As part of the Yule Series, it becomes necessary to study the importance of the sun and its worship in ancient culture. In doing so, we can thus gain a better understanding of how the worship of the sun created the festivals which eventually played a role in the development of our modern-day celebrations.Sun worship goes back thousands of years, and can be found in a wide diversity of cultures all around the world. People have worshiped a solar deity for all of recorded history, and thus many belief systems have formed around such worship. Indeed, solar worship is a possible origin of henotheism (devotion to a single god while accepting the existence of other gods), and ultimately the creation of monotheism (belief in one god only).
However, for the sake of this post, we are going to focus on Roman and Greek cultures – their ancient pagan traditions and how those traditions may have indeed paved the way for the later Christian celebration we know as Christmas.
In Greek mythology, the sun was personified as Helios, who was imagined as a handsome god crowned with the shining halo of the sun, who drove a chariot across the sky each day. As time passed, Helios became increasingly identified with the god of light, Apollo. In Roman mythology, the equivalent of Helios was Sol – Latin for the word “sun” and of course, it is from this word that we get “solstice.” In fact, Helios was sometimes also known as Sol Indiges during Roman Republic times (believed to have lasted from approximately 500 BC to 25 BC) and was later called Sol Invictus during the 2nd and 3rd centuries.
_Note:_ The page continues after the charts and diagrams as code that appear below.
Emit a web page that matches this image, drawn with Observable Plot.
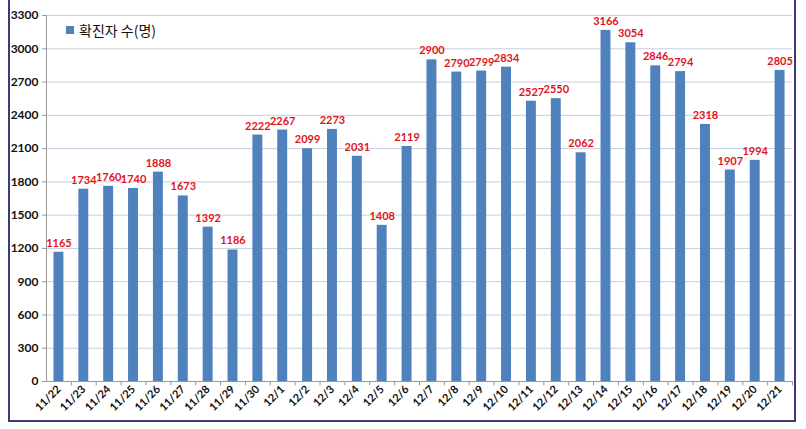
<!DOCTYPE html>
<html>
<head>
<meta charset="utf-8">
<script src="https://cdn.jsdelivr.net/npm/d3@7"></script>
<script src="https://cdn.jsdelivr.net/npm/@observablehq/plot@0.6"></script>
<style>
  html, body { margin: 0; padding: 0; background: #fff; }
  #wrap { position: relative; width: 806px; height: 429px; overflow: hidden; }
  #frame { position: absolute; left: 8px; top: -4px; width: 788px; height: 426px; border: 2px solid #3b3b7a; box-sizing: border-box; pointer-events: none; }
  #legend { position: absolute; left: 66px; top: 20px; font-family: "Noto Sans CJK KR", sans-serif; font-size: 14px; color: #111; display: flex; align-items: center; }
  #legend span.sw { display: inline-block; width: 8px; height: 8px; background: #4F81BD; margin-right: 5px; }
  svg { font-family: Lato, "Liberation Sans", sans-serif; }
</style>
</head>
<body>
<div id="wrap">
  <div id="chart"></div>
  <div id="legend"><span class="sw"></span>확진자 수(명)</div>
  <div id="frame"></div>
</div>
<script>
const dates = ["11/22","11/23","11/24","11/25","11/26","11/27","11/28","11/29","11/30",
  "12/1","12/2","12/3","12/4","12/5","12/6","12/7","12/8","12/9","12/10","12/11",
  "12/12","12/13","12/14","12/15","12/16","12/17","12/18","12/19","12/20","12/21"];
const cases = [1165,1734,1760,1740,1888,1673,1392,1186,2222,2267,2099,2273,2031,1408,2119,
  2900,2790,2799,2834,2527,2550,2062,3166,3054,2846,2794,2318,1907,1994,2805];
const yTicks = [0,300,600,900,1200,1500,1800,2100,2400,2700,3000,3300];

const data = dates.map((d, i) => ({date: d, value: cases[i]}));

const chart = Plot.plot({
  width: 806,
  height: 429,
  marginLeft: 46,
  marginRight: 14,
  marginTop: 15,
  marginBottom: 48,
  style: {fontSize: "12px", fontWeight: "bold", color: "#111"},
  x: {domain: dates, paddingInner: 0.6, paddingOuter: 0.3, round: false, label: null},
  y: {domain: [0, 3300], label: null},
  marks: [
    Plot.gridY(yTicks, {stroke: "#c5cfe0", strokeOpacity: 1}),
    Plot.barY(data, {x: "date", y: "value", fill: "#4F81BD"}),
    Plot.text(data, {x: "date", y: "value", text: d => String(d.value), dy: -9, fill: "#e0141b", fontSize: 11, fontWeight: "bold"}),
    Plot.frame({anchor: "left", stroke: "#999"}),
    Plot.frame({anchor: "bottom", stroke: "#999"}),
    Plot.axisY({ticks: yTicks, tickFormat: d => String(d), tickSize: 4, tickPadding: 4, stroke: "#999", fontSize: 12, fontWeight: "bold", label: null}),
    Plot.axisX({tickRotate: -45, tickSize: 0, tickPadding: 6, fontSize: 11, fontWeight: "bold", label: null}),
    Plot.ruleX(dates, {x: d => d, dx: 12.43, y1: 0, y2: -40, stroke: "#999"})
  ]
});
document.getElementById("chart").appendChild(chart);
</script>
</body>
</html>
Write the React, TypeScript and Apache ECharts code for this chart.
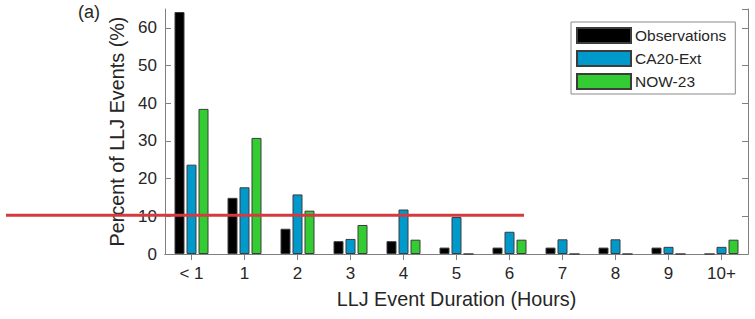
import React, { useEffect, useRef } from "react";
import * as echarts from "echarts";

const categories = ["< 1", "1", "2", "3", "4", "5", "6", "7", "8", "9", "10+"];
const observations = [64.2, 14.9, 6.7, 3.4, 3.4, 1.7, 1.7, 1.7, 1.7, 1.7, 0];
const ca20Ext = [23.7, 17.7, 15.8, 4.0, 11.8, 9.8, 5.9, 3.9, 3.9, 1.9, 1.9];
const now23 = [38.5, 30.8, 11.5, 7.7, 3.8, 0, 3.8, 0, 0, 0, 3.8];
const seriesNames = ["Observations", "CA20-Ext", "NOW-23"];
const seriesColors = ["#000000", "#0099cc", "#33cc33"];
const redLineValue = 10.3;

const FONT = 'Arial, "Liberation Sans", Helvetica, sans-serif';
const AXIS_COLOR = "#7f7f7f";
const TEXT_COLOR = "#262626";

export default function App() {
  const ref = useRef<HTMLDivElement>(null);
  useEffect(() => {
    if (!ref.current) return;
    const chart = echarts.init(ref.current, undefined, { renderer: "svg" });
    const data = [observations, ca20Ext, now23];
    const axisCommon = {
      axisLine: { show: true, lineStyle: { color: AXIS_COLOR, width: 1 } },
      axisTick: { show: true, inside: true, length: 6, lineStyle: { color: AXIS_COLOR } },
      splitLine: { show: false },
    };
    chart.setOption({
      animation: false,
      textStyle: { fontFamily: FONT },
      grid: { left: 165, top: 9, width: 583, height: 245, containLabel: false },
      legend: {
        left: 571,
        top: 22,
        orient: "vertical",
        data: seriesNames,
        icon: "rect",
        itemWidth: 54,
        itemHeight: 15,
        itemGap: 6,
        padding: [5, 9, 4, 5],
        borderColor: "#8a8a8a",
        borderWidth: 1,
        backgroundColor: "#ffffff",
        textStyle: { fontSize: 15.5, color: TEXT_COLOR, fontFamily: FONT, padding: [0, 0, 0, -1] },
      },
      xAxis: [
        {
          type: "category",
          data: categories,
          position: "bottom",
          ...axisCommon,
          axisTick: { ...axisCommon.axisTick, alignWithLabel: true },
          axisLabel: { fontSize: 17, color: TEXT_COLOR, margin: 11, fontFamily: FONT },
          name: "LLJ Event Duration (Hours)",
          nameLocation: "middle",
          nameGap: 35,
          nameTextStyle: { fontSize: 19.8, color: TEXT_COLOR, fontFamily: FONT },
        },
        {
          type: "category",
          data: categories,
          position: "top",
          ...axisCommon,
          axisTick: { ...axisCommon.axisTick, alignWithLabel: true },
          axisLabel: { show: false },
        },
      ],
      yAxis: [
        {
          type: "value",
          min: 0,
          max: 65,
          interval: 10,
          position: "left",
          ...axisCommon,
          axisLabel: { fontSize: 17, color: TEXT_COLOR, margin: 8, showMaxLabel: false, fontFamily: FONT },
          name: "Percent of LLJ Events (%)",
          nameLocation: "middle",
          nameGap: 34,
          nameTextStyle: { fontSize: 19.8, color: TEXT_COLOR, fontFamily: FONT },
        },
        {
          type: "value",
          min: 0,
          max: 65,
          interval: 10,
          position: "right",
          ...axisCommon,
          axisLabel: { show: false },
        },
      ],
      series: seriesNames.map((name, i) => ({
        name,
        type: "bar",
        data: data[i],
        xAxisIndex: 0,
        yAxisIndex: 0,
        barWidth: 10,
        barGap: "20%",
        itemStyle: { color: seriesColors[i], borderColor: "#3c3c3c", borderWidth: 1 },
      })),
    });
    const y = chart.convertToPixel({ yAxisIndex: 0 }, redLineValue) as number;
    chart.setOption({
      graphic: [
        {
          type: "text",
          left: 78,
          top: 3,
          style: { text: "(a)", fontSize: 18, fill: TEXT_COLOR, fontFamily: FONT },
        },
        {
          type: "line",
          shape: { x1: 6, y1: y, x2: 524, y2: y },
          style: { stroke: "#d43a3f", lineWidth: 3 },
          z: 100,
        },
      ],
    });
    return () => chart.dispose();
  }, []);
  return (
    <div
      ref={ref}
      style={{ position: "fixed", left: 0, top: 0, width: 755, height: 319, background: "#fff" }}
    />
  );
}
Sol Invictus (“the Unconquered Sun”) or, more fully, Deus Sol Invictus (“the Unconquered Sun God”) was the late Roman state sun god. He was part of a religious path created by Roman emperor Aurelian in the year 274, which continued until the abolition of paganism in the Roman empire by the emperor Flavius Theodosius. Also known as Theodosius the Great, this emperor ruled the Roman Empire from 379 to 395, and is known for making Christianity the only legitimate imperial religion, thus ending state support for the prior traditional pagan beliefs and practices.
The title of Sol Invictus was applied to at least three distinct divinities during the later times of the Roman Empire: Sol, Mithras, and El-Gabal. On December 25th, the Romans would hold a festival known as Dies Natalis Solis Invicti, “the birthday of the unconquered sun.” By using the title of Sol Invictus, the Romans could thus worship several different solar deities collectively. Under the former Julian calendar, introduced by Julius Caesar in 45 BC, the Winter Solstice fell on December 25th, thus it was the day when the Sun proved itself to be “unconquerable.” Under the modern-day Gregorian calendar, the solstice has been moved to December 21st, although it sometimes occurs on the 22nd. Some scholars believe that the Sol Invictus festival is the source of the December 25th date of Christmas, especially since Jesus Christ is viewed as “the sun of righteousness” or “the son of light.” However, recent Christian sources suggest that the identification of Christ’s birthday with December 25th actually predates the Sol Invictus festival.
Now we come to yet another Roman festival believed to have influenced modern-day holiday celebrations: Saturnalia. Saturnalia was the feast at which the Romans commemorated the dedication of the temple of the god Saturn, the Roman deity of agriculture, harvest, and time. It originally took place on the 17th of December, but over the years it was expanded to a whole week, ending on the 23rd of December.
Saturnalia became one of the most popular Roman festivals. It was marked by tomfoolery and reversal of social roles, in which slaves and masters would switch places – with masters serving their slaves. Schools and courts were closed, and the whole community would give itself up to feasting, gambling and drinking. It was also a time for exchanging gifts – particularly of wax candles (also known as cerei) and earthenware figurines known as sigillaria.
Saturnalia continued to be celebrated up until around the end of the fourth century. It was then moved to January, where it was merged into the festival of the Kalends of January, yet another significant part of the Roman Midwinter celebrations.
Indeed, there were many Roman Midwinter celebrations which were occasions for feasting, dancing, and music… as well as gift-giving. The fourth-century writer Libanius described such festivals in terms that might as easily be applied to the modern celebrations of Christmas:
The impulse to spend seizes everyone…
People are not only generous themselves, but also towards their fellow men. A stream of presents pours itself out on all sides…
The Kalends festival banishes all that is connected with toil, and allows men to give themselves up to undisturbed enjoyment.
From the minds of young people it removes two kinds of dread: the dread of the schoolmaster and the dread of the stern pedagogue.
The slave also it allows, as far as possible, to breath the air of freedom…
Another great quality of the festival is that it teaches men not to hold too fast to their money, but to part with it and let it pass into other hands.